Corona Virus Concerns Moderate
(Houston, Texas) – According to Houston area supply chain executives, overall economic activity in Houston expanded in August for the third month in a row led by modest expansion in non-manufacturing activities. Manufacturing activities contracted at a very slow pace during the month.
The Houston Purchasing Managers Index rose 4.7 points to 52.6 during the month. Two of the three underlying indicators that have a strong direct correlation with the economy, sales/new orders and lead times, pointed to stronger expansion this month. The third, employment, is now giving a very weak signal for contraction. The sales/new orders index rose 2.8 points in August to 56.5. The lead times index also rose 2.8 points to 54.5. The employment index rose 8.4 points to 49.7. The underlying indicator that has the strongest inverse correlation with economic activity, finished goods inventory, rose 1.6 points this month to 51.4, giving a modest contraction signal.
The three-month forecast for the Houston PMI rose 2.3 points to 53.5. This was driven by strengthening in the sales/new orders, production, prices paid indices, and lead times indices. These indices have a strong direct correlation with economic activity at the three-month forecast horizon.

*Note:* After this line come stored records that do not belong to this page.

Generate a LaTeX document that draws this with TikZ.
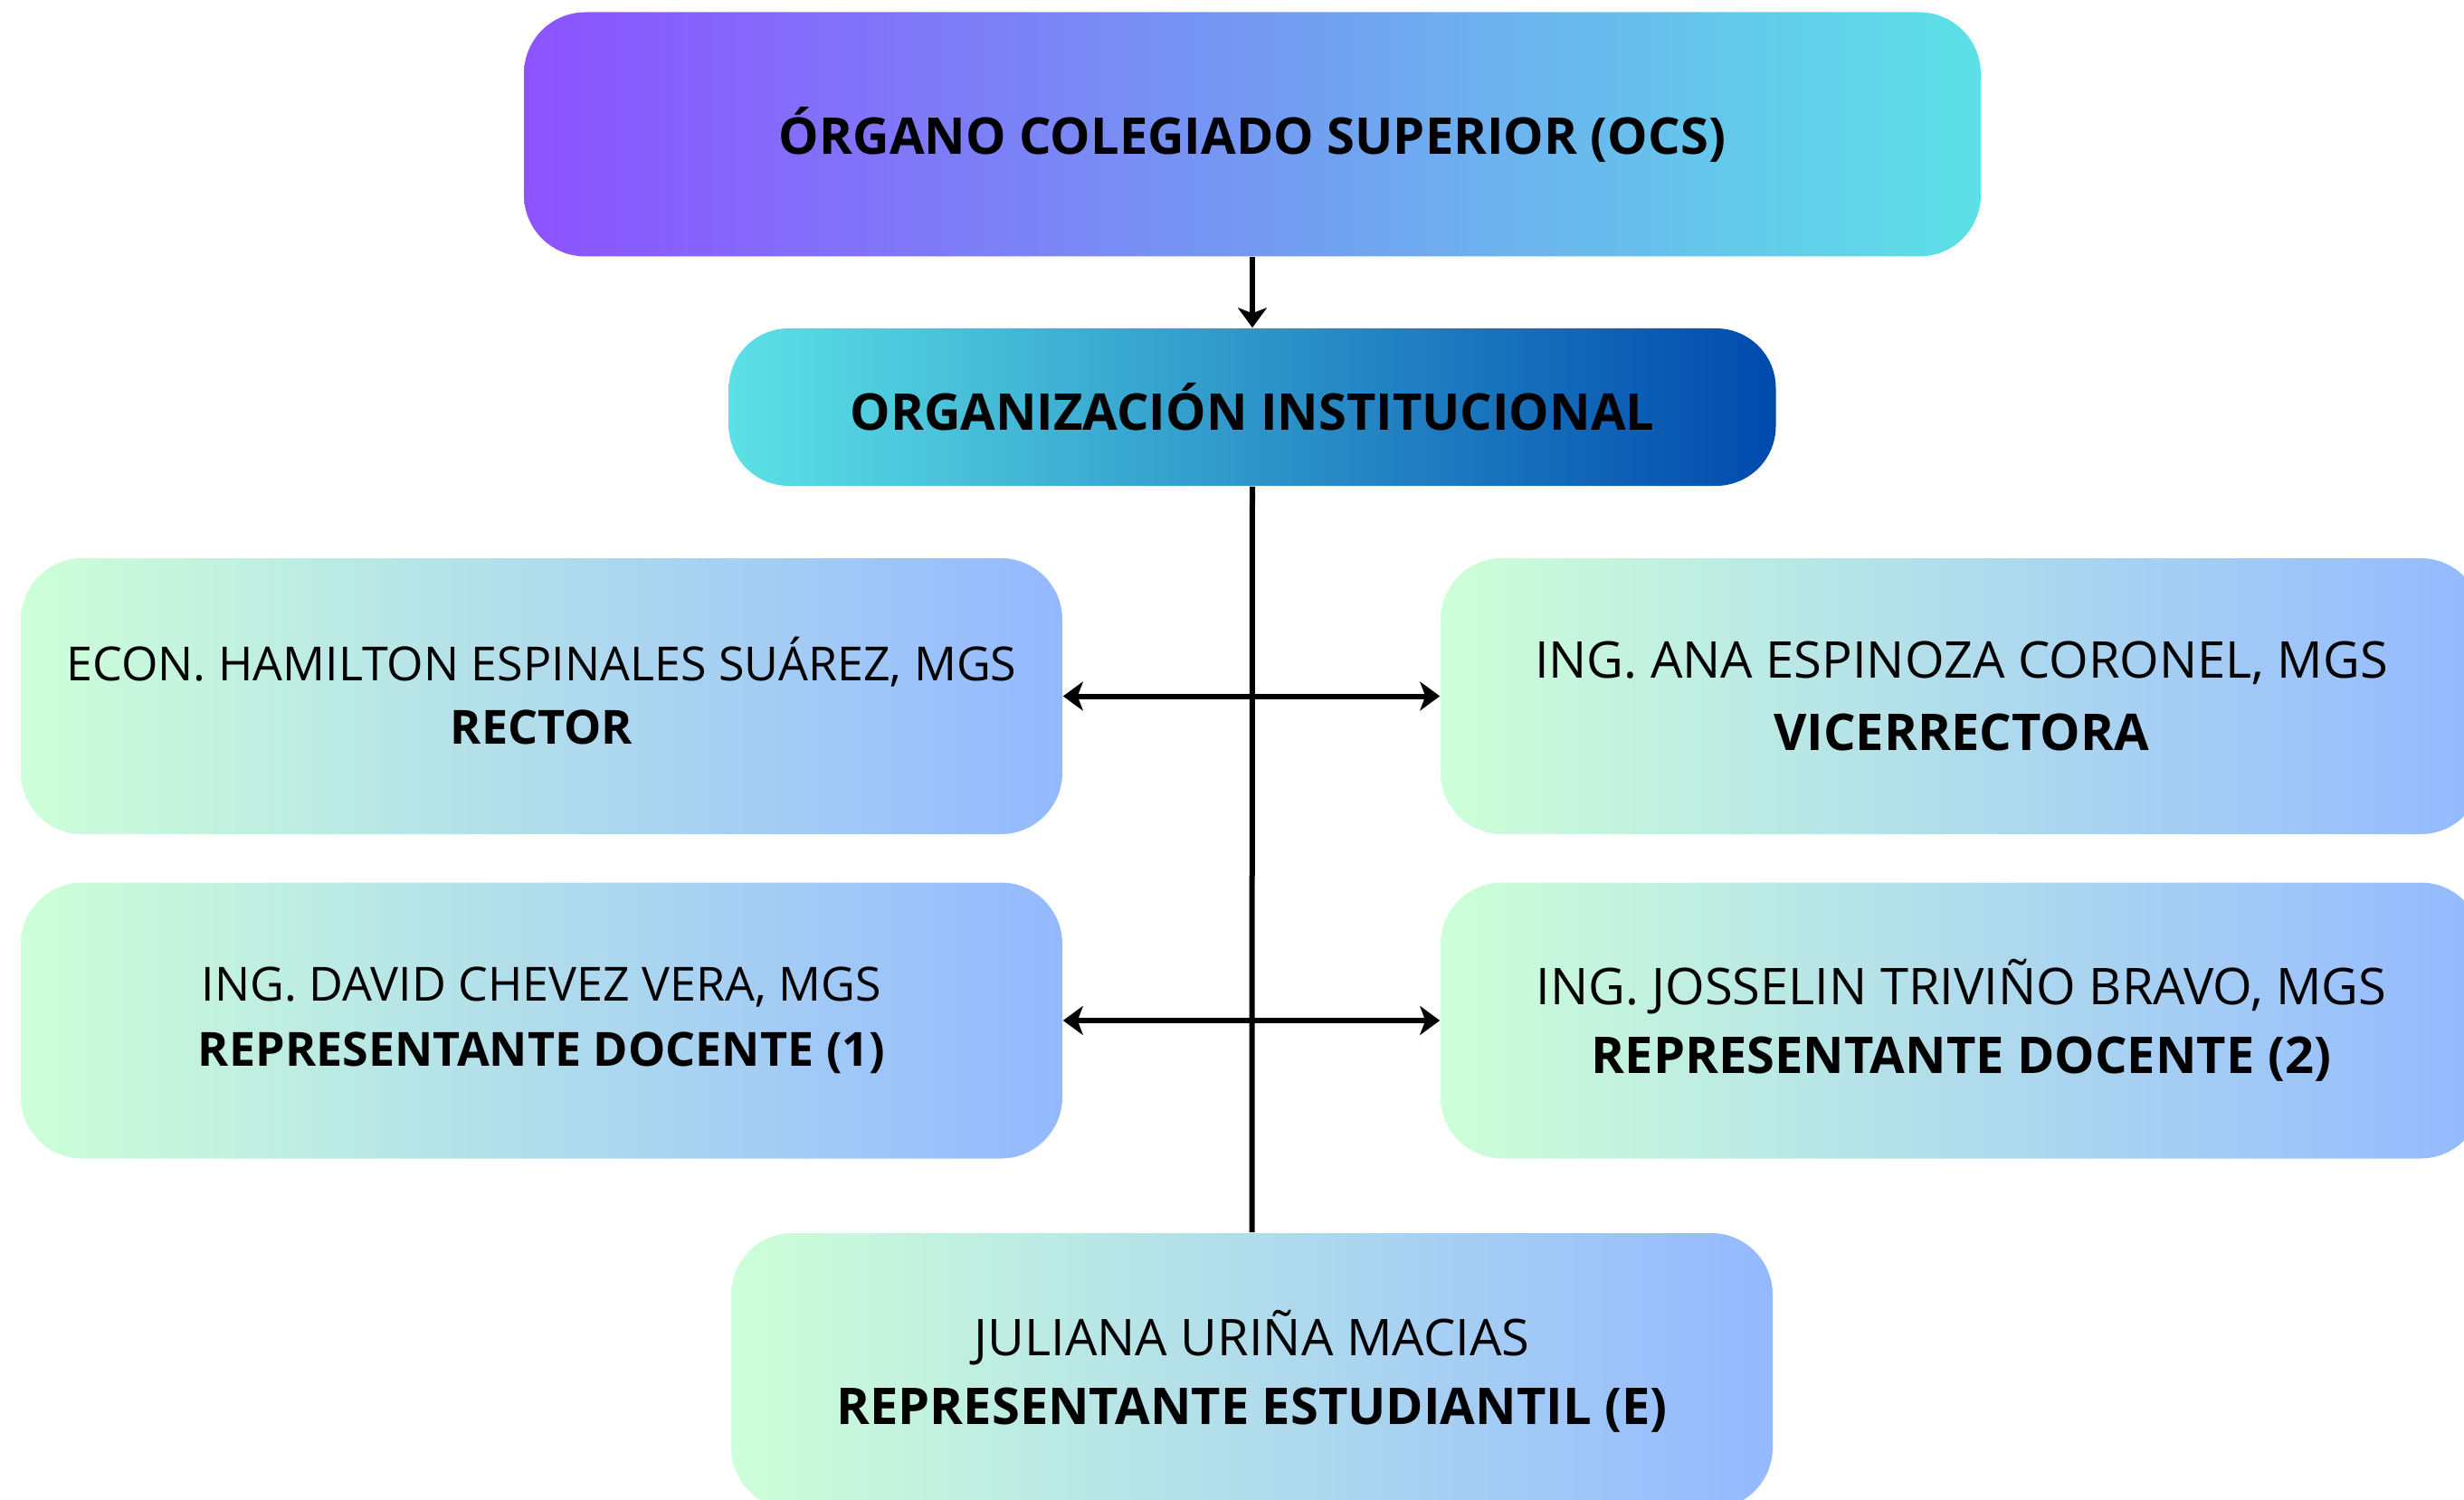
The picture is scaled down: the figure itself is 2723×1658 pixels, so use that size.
\documentclass[tikz,border=0pt]{standalone}
\usepackage{fontspec}
\setmainfont{Open Sans}
\usetikzlibrary{arrows.meta}
\definecolor{purp}{HTML}{8C52FF}
\definecolor{cyanc}{HTML}{5CE1E6}
\definecolor{dblue}{HTML}{004AAD}
\definecolor{lgreen}{HTML}{CDFFD8}
\definecolor{lblue}{HTML}{94B9FF}
\begin{document}
\begin{tikzpicture}[x=0.25pt,y=-0.25pt,
  box/.style={rounded corners=17pt, inner sep=0pt, align=center, text=black},
  headbox/.style={box, font=\bfseries\fontsize{14}{16}\selectfont},
  light/.style={box, left color=lgreen, right color=lblue, minimum width=287.75pt, minimum height=76.25pt, font=\fontsize{13}{18}\selectfont},
  lightbig/.style={light, font=\fontsize{14}{19}\selectfont},
  conn/.style={line width=1.5pt, black},
  tipa/.style={-{Stealth[length=5.5pt,width=8pt,inset=1.5pt]}},
  tipb/.style={{Stealth[length=5.5pt,width=8pt,inset=1.5pt]}-{Stealth[length=5.5pt,width=8pt,inset=1.5pt]}}]
\useasboundingbox (0,0) rectangle (2723,1658);
\clip (0,0) rectangle (2723,1658);
\node[headbox, left color=purp, right color=cyanc, minimum width=402.5pt, minimum height=67.5pt] (ocs) at (1384,148.5) {ÓRGANO COLEGIADO SUPERIOR (OCS)};
\node[headbox, left color=cyanc, right color=dblue, minimum width=289.25pt, minimum height=43.5pt, rounded corners=16.5pt] (org) at (1384,450) {ORGANIZACIÓN INSTITUCIONAL};
\node[light, font=\fontsize{13}{17.6}\selectfont] (rector) at (598.5,769.5) {ECON. HAMILTON ESPINALES SUÁREZ, MGS\\\textbf{RECTOR}\rule[-3pt]{0pt}{0pt}};
\node[lightbig] (vice) at (2167.5,769.5) {\raisebox{1pt}{ING. ANA ESPINOZA CORONEL, MGS}\\\textbf{VICERRECTORA}};
\node[light] (doc1) at (598.5,1128) {ING. DAVID CHEVEZ VERA, MGS\\\textbf{REPRESENTANTE DOCENTE (1)}};
\node[lightbig] (doc2) at (2167.5,1128) {ING. JOSSELIN TRIVIÑO BRAVO, MGS\\\textbf{REPRESENTANTE DOCENTE (2)}};
\node[lightbig] (est) at (1383.5,1515.5) {JULIANA URIÑA MACIAS\\\textbf{REPRESENTANTE ESTUDIANTIL (E)}};
\draw[conn,tipa] (ocs.south) -- (org.north);
\draw[conn] (org.south) -- (est.north);
\draw[conn,tipb] (rector.east) -- (vice.west);
\draw[conn,tipb] (doc1.east) -- (doc2.west);
\end{tikzpicture}
\end{document}
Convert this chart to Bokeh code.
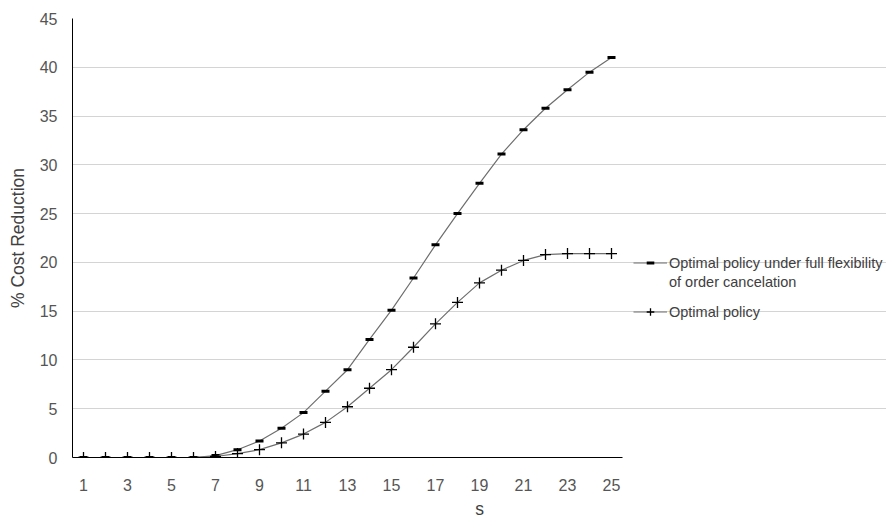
from bokeh.plotting import figure
from bokeh.models import Range1d, FixedTicker, Legend, LegendItem, ColumnDataSource
from bokeh.embed import file_html
from bokeh.resources import INLINE

s_values = list(range(1, 26))
full_flex = [0, 0, 0, 0, 0, 0, 0.2, 0.8, 1.7, 3.0, 4.6, 6.8, 9.0, 12.1, 15.1,
             18.4, 21.8, 25.0, 28.1, 31.1, 33.6, 35.8, 37.7, 39.5, 41.0]
optimal = [0, 0, 0, 0, 0, 0, 0.1, 0.4, 0.8, 1.5, 2.4, 3.6, 5.2, 7.1, 9.0,
           11.3, 13.7, 15.9, 17.9, 19.2, 20.2, 20.8, 20.9, 20.9, 20.9]
x_ticks = list(range(1, 26, 2))
y_ticks = list(range(0, 46, 5))
label_full_1 = "Optimal policy under full flexibility"
label_full_2 = "of order cancelation"
label_opt = "Optimal policy"

FONT = "Liberation Sans"

# the frame extends to the right to hold the legend; axis/grid are bounded to the data span
p = figure(width=886, height=521, output_backend="svg", toolbar_location=None,
           x_range=Range1d(0.5, 37.5), y_range=Range1d(0, 45),
           min_border_left=72, min_border_right=0, min_border_top=18,
           min_border_bottom=64)
p.outline_line_color = None
p.background_fill_color = "white"

src = ColumnDataSource(dict(s=s_values, full=full_flex, opt=optimal))

l1 = p.line("s", "full", source=src, line_color="#6e6e6e", line_width=1.2)
m1 = p.scatter("s", "full", source=src, marker="dash", size=8, line_width=3,
               line_color="black")
l2 = p.line("s", "opt", source=src, line_color="#6e6e6e", line_width=1.2)
m2 = p.scatter("s", "opt", source=src, marker="cross", size=11, line_width=1.3,
               line_color="black")
dummy = p.line([], [], line_alpha=0)

# axes
for ax in (p.xaxis[0], p.yaxis[0]):
    ax.major_tick_out = 0
    ax.major_tick_in = 0
    ax.minor_tick_out = 0
    ax.minor_tick_in = 0
    ax.axis_line_color = "black"
    ax.axis_line_width = 1
    ax.major_label_text_font = FONT
    ax.major_label_text_font_size = "16px"
    ax.major_label_text_color = "#555555"
    ax.axis_label_text_font = FONT
    ax.axis_label_text_font_style = "normal"
    ax.axis_label_text_color = "#404040"
    ax.axis_label_text_font_size = "17.5px"

p.xaxis.ticker = FixedTicker(ticks=x_ticks)
p.xaxis.bounds = (0.5, 25.5)
p.yaxis.ticker = FixedTicker(ticks=y_ticks)
p.xaxis.major_label_standoff = 21
p.yaxis.major_label_standoff = 15
p.xaxis.axis_label = "s"
p.xaxis.axis_label_standoff = 5
p.yaxis.axis_label = "% Cost Reduction"
p.yaxis.axis_label_standoff = 9

p.xgrid.visible = False
p.ygrid.ticker = FixedTicker(ticks=y_ticks[1:-1])
p.ygrid.bounds = (0.5, 25.5)
p.ygrid.grid_line_color = "#d4d4d4"
p.ygrid.grid_line_width = 1

def make_legend(items, loc):
    return Legend(items=items, location=loc, orientation="vertical",
                  padding=0, margin=0, spacing=0, glyph_width=34, glyph_height=19,
                  label_height=19, label_standoff=2,
                  label_text_font=FONT, label_text_font_size="14.5px",
                  label_text_color="#404040", border_line_alpha=0,
                  background_fill_alpha=0)

legA = make_legend([LegendItem(label=label_full_1, renderers=[l1, m1]),
                    LegendItem(label=label_full_2, renderers=[dummy])], (561, 166))
legB = make_legend([LegendItem(label=label_opt, renderers=[l2, m2])], (561, 136))
p.add_layout(legA, "center")
p.add_layout(legB, "center")

open("out.html", "w").write(file_html(p, INLINE))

On an industry specific basis, real estate joined accommodations and foods services, transportation, utilities, and health care reporting expansion. Oil and Gas joined construction, durable goods manufacturing, and professional services reporting contraction. All other sectors reported near neutral. The three-month forecast for all sectors indicates a belief that the severity of the COVID-19 pandemic will moderate during this time frame.